Red Dog Mine is located at 68°04′19″N 162°52′34″W / 68.071989°N 162.876044°W / 68.071989; -162.876044. It is in the DeLong Mountains in the remote western Brooks Range about 90 miles (140 km) north of Kotzebue and 55 miles (89 km) from the Chukchi Sea.

Red Dog Mine is very isolated. It is located within the Northwest Arctic Borough, an area approximately the size of Indiana with only 11 communities, none connected by roads, with a total population of only 7,208 people at the 2000 census. The nearest of those communities are Noatak, population 428, roughly 50 miles (80 km) south and Kivalina, population 377, roughly 60 miles (100 km) west at the 2000 census.
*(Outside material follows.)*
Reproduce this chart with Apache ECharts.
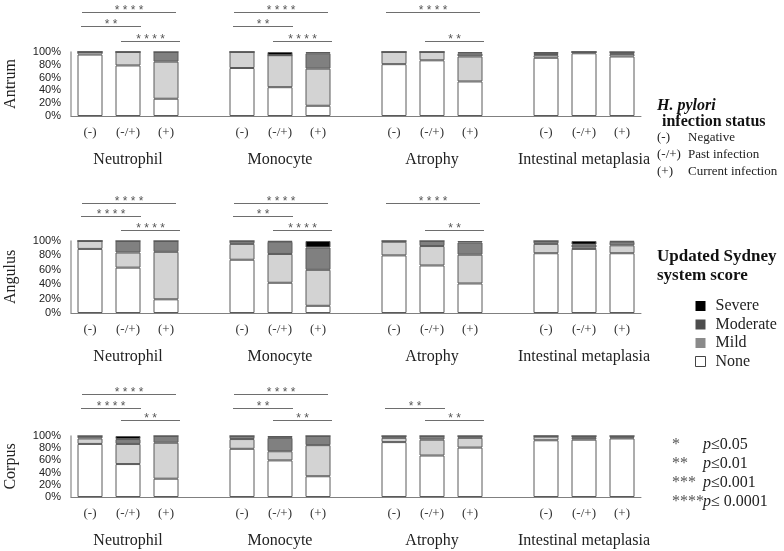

Although native populations have historically used the nearby area for seasonal food-gathering, there are no permanent residents at the mine or the port site. The mine's workforce consists of about 460 employees and contractors, of which somewhat more than half will be on-site at any given time. At the mine, everyone stays in the single large housing unit, tucked in among the process buildings near the edge of the open pit, while a small portion of the work force stays at the port site.

According to the United States Census Bureau, the CDP has a total area of 66.9 square miles (173 km2), all land.